Much of what ITMA delivered in 2025 was made possible through strategic philanthropy and public generosity. Support enabled tangible improvements across digitisation, digital services, tune resources, and access initiatives, including the appointment of Liam O’Brien, a Miltown Malbay native, as ITMA’s Clare Digital Access and Development Officer. This role strengthens local stewardship while expanding national and international access. We are deeply grateful to those donors who prefer to remain anonymous, and to those whose targeted support has helped remove bottlenecks in digitisation, description, rights, and web delivery, the practical interventions that turn collections into public resources.
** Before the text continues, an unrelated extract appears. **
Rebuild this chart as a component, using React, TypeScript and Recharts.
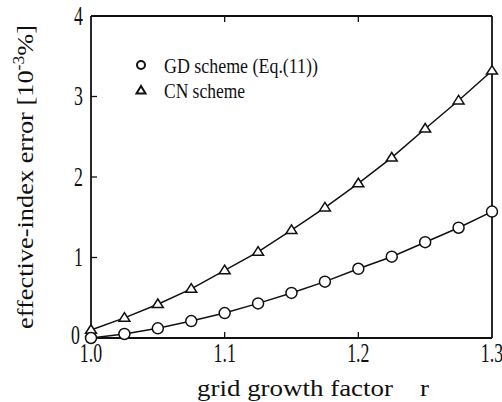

This brings me to a simple but important truth. Whether you gave €5 or €100,000, attended a concert, bought a book from our shop, shared a playlist, or spoke about ITMA to a friend, you helped us do what matters: protect a living tradition and put it within reach of people. Donors large and small, concert-goers, shop customers, volunteers, artists, and partners together enabled ITMA to deliver far beyond what core public funding alone could sustain.
We remain sincerely grateful to the Arts Council of Ireland, our main funder, for their continued support, including the welcome funding increase in 2025. Like many arts organisations, ITMA now faces standstill funding in 2026, at a time of inflation and rising costs. We name this context not in complaint, but in honesty, and in recognition of the shared challenges across the sector.
Looking ahead to 2026, we are also grateful for our relationship with the Office of Public Works, who own ITMA’s building at 73 Merrion Square. In the year ahead, OPW will be working closely with ITMA on the development of a public Christy Moore exhibition space, as well as on the Shared Island artist and archivist-in-residence mews, funded by the Government of Ireland through the Department of Tourism, Culture, Arts, Gaeltacht, Sport and Media. Alongside this, and with the support of DFAT and Culture Ireland, ITMA expects to announce very exciting news in 2026 relating to a major international project that will significantly extend the archive’s public reach. Together, these developments will allow us to serve audiences in new ways that were previously beyond our capacity. Exciting times lie ahead.
As the year turns, I return to a simple belief: the archive is not a vault; it is a bridge. It connects a person in a kitchen to a singer long gone, a young musician to a source recording, a dancer to a step remembered, a community to its own story.
Thank you for your trust, your support, and your belief in this work. ITMA is a public archive, held in stewardship for everyone. We look ahead to 2026 with confidence, gratitude, and resolve.
Go mbeirimid beo ar an gceol sa bhliain nua.
Athbhliain faoi mhaise daoibh go léir.